What is required: Give back exactly the lines from the start of the listing to the line containing "const lsdaUCurve = zip(lsdaUCurveVolumes, lsdaUCurveEnergies);", inclusive, and nothing beyond them.

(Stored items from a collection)
_ _ _ _

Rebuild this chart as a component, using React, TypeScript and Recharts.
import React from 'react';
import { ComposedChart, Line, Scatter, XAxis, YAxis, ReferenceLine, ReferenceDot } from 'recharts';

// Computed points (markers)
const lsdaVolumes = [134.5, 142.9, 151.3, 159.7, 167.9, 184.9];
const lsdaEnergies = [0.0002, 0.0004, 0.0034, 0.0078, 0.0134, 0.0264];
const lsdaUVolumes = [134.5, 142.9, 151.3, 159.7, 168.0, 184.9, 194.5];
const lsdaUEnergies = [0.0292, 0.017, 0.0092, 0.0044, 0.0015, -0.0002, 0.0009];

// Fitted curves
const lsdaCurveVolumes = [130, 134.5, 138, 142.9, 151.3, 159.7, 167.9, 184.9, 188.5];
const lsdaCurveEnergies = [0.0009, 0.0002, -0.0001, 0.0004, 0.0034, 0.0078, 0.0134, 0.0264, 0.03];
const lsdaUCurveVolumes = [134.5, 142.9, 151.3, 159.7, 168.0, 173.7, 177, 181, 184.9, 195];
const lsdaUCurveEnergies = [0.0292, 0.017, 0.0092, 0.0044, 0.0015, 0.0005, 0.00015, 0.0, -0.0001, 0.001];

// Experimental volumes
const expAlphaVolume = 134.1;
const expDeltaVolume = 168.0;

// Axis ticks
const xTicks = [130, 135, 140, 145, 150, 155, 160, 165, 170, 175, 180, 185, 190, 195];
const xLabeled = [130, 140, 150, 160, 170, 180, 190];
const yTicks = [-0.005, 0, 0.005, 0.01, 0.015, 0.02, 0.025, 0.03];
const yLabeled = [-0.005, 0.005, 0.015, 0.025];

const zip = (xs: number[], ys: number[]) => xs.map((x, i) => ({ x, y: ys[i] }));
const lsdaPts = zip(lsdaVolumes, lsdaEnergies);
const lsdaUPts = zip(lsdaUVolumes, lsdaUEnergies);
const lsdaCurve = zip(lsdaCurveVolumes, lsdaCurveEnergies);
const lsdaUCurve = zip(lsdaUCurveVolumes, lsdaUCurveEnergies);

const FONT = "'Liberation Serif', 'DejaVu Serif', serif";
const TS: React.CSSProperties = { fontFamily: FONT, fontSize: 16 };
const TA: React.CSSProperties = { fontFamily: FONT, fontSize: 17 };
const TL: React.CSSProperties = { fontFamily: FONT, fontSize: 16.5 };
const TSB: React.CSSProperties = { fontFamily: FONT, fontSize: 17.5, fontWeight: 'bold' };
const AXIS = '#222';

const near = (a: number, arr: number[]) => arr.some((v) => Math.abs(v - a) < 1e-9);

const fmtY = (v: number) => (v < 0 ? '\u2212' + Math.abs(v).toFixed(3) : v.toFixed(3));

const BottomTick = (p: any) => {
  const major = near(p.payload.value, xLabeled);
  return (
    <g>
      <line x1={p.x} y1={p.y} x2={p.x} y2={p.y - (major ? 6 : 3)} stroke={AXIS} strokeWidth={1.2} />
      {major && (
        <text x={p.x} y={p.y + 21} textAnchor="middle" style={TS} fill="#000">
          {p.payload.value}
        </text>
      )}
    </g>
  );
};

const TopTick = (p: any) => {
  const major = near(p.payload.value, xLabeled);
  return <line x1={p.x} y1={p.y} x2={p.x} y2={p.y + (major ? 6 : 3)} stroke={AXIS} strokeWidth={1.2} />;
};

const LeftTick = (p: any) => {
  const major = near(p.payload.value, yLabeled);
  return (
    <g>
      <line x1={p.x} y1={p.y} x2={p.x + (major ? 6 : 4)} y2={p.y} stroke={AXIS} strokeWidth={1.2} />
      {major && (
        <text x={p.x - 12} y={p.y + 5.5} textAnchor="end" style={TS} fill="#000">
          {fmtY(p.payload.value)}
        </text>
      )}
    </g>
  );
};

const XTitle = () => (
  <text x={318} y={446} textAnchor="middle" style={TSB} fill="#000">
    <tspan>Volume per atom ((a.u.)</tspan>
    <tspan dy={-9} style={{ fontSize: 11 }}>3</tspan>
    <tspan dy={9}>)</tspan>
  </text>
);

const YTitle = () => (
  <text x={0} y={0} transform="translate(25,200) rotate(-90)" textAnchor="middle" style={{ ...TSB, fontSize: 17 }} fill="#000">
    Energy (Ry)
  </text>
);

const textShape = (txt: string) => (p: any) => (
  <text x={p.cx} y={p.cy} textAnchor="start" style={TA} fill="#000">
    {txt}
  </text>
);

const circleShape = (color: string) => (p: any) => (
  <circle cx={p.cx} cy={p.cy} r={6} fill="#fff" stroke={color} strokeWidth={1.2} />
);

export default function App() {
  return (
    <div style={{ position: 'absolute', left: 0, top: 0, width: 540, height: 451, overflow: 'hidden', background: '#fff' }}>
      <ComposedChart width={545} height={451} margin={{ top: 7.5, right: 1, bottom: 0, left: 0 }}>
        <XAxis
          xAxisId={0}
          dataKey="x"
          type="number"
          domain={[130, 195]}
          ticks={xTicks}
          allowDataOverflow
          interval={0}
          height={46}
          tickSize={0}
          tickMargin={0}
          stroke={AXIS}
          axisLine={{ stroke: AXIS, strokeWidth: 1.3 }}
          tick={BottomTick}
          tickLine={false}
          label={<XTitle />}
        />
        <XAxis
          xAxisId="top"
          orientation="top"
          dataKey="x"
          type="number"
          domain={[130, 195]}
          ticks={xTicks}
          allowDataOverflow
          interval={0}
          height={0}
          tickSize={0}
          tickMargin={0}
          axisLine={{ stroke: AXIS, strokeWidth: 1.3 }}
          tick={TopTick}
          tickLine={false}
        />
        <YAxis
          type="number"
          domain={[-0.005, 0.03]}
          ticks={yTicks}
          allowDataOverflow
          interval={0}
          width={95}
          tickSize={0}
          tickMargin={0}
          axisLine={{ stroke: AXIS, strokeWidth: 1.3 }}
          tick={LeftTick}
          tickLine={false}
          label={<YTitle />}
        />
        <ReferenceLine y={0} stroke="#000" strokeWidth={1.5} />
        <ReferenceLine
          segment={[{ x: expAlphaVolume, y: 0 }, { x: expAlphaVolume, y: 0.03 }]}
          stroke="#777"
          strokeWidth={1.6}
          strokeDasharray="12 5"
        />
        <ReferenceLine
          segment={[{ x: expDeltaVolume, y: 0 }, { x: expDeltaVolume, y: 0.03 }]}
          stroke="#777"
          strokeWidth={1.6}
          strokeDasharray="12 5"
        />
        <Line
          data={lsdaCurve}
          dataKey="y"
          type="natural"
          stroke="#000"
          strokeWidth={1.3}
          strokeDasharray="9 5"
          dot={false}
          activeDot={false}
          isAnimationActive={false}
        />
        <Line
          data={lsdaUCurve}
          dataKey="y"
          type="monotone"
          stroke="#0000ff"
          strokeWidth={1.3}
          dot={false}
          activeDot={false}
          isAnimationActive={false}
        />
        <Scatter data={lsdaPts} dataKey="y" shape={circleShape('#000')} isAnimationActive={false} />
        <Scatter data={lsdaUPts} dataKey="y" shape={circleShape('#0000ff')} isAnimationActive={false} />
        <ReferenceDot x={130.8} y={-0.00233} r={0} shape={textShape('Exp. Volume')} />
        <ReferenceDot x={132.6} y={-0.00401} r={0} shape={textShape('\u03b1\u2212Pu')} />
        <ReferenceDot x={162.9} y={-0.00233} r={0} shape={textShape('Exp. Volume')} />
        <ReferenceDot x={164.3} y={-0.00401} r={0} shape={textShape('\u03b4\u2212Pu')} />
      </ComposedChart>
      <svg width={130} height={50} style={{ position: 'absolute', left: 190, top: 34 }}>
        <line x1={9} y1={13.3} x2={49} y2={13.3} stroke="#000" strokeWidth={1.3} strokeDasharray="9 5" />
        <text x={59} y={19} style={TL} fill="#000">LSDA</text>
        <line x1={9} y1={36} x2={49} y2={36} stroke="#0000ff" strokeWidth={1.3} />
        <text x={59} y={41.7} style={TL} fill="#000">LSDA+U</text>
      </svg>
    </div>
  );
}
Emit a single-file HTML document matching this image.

_ _ _ _

Written solution:
Rebuild this chart as a component, using React, TypeScript and Recharts.
import React from 'react';
import { ComposedChart, Line, Scatter, XAxis, YAxis, ReferenceLine, ReferenceDot } from 'recharts';

// Computed points (markers)
const lsdaVolumes = [134.5, 142.9, 151.3, 159.7, 167.9, 184.9];
const lsdaEnergies = [0.0002, 0.0004, 0.0034, 0.0078, 0.0134, 0.0264];
const lsdaUVolumes = [134.5, 142.9, 151.3, 159.7, 168.0, 184.9, 194.5];
const lsdaUEnergies = [0.0292, 0.017, 0.0092, 0.0044, 0.0015, -0.0002, 0.0009];

// Fitted curves
const lsdaCurveVolumes = [130, 134.5, 138, 142.9, 151.3, 159.7, 167.9, 184.9, 188.5];
const lsdaCurveEnergies = [0.0009, 0.0002, -0.0001, 0.0004, 0.0034, 0.0078, 0.0134, 0.0264, 0.03];
const lsdaUCurveVolumes = [134.5, 142.9, 151.3, 159.7, 168.0, 173.7, 177, 181, 184.9, 195];
const lsdaUCurveEnergies = [0.0292, 0.017, 0.0092, 0.0044, 0.0015, 0.0005, 0.00015, 0.0, -0.0001, 0.001];

// Experimental volumes
const expAlphaVolume = 134.1;
const expDeltaVolume = 168.0;

// Axis ticks
const xTicks = [130, 135, 140, 145, 150, 155, 160, 165, 170, 175, 180, 185, 190, 195];
const xLabeled = [130, 140, 150, 160, 170, 180, 190];
const yTicks = [-0.005, 0, 0.005, 0.01, 0.015, 0.02, 0.025, 0.03];
const yLabeled = [-0.005, 0.005, 0.015, 0.025];

const zip = (xs: number[], ys: number[]) => xs.map((x, i) => ({ x, y: ys[i] }));
const lsdaPts = zip(lsdaVolumes, lsdaEnergies);
const lsdaUPts = zip(lsdaUVolumes, lsdaUEnergies);
const lsdaCurve = zip(lsdaCurveVolumes, lsdaCurveEnergies);
const lsdaUCurve = zip(lsdaUCurveVolumes, lsdaUCurveEnergies);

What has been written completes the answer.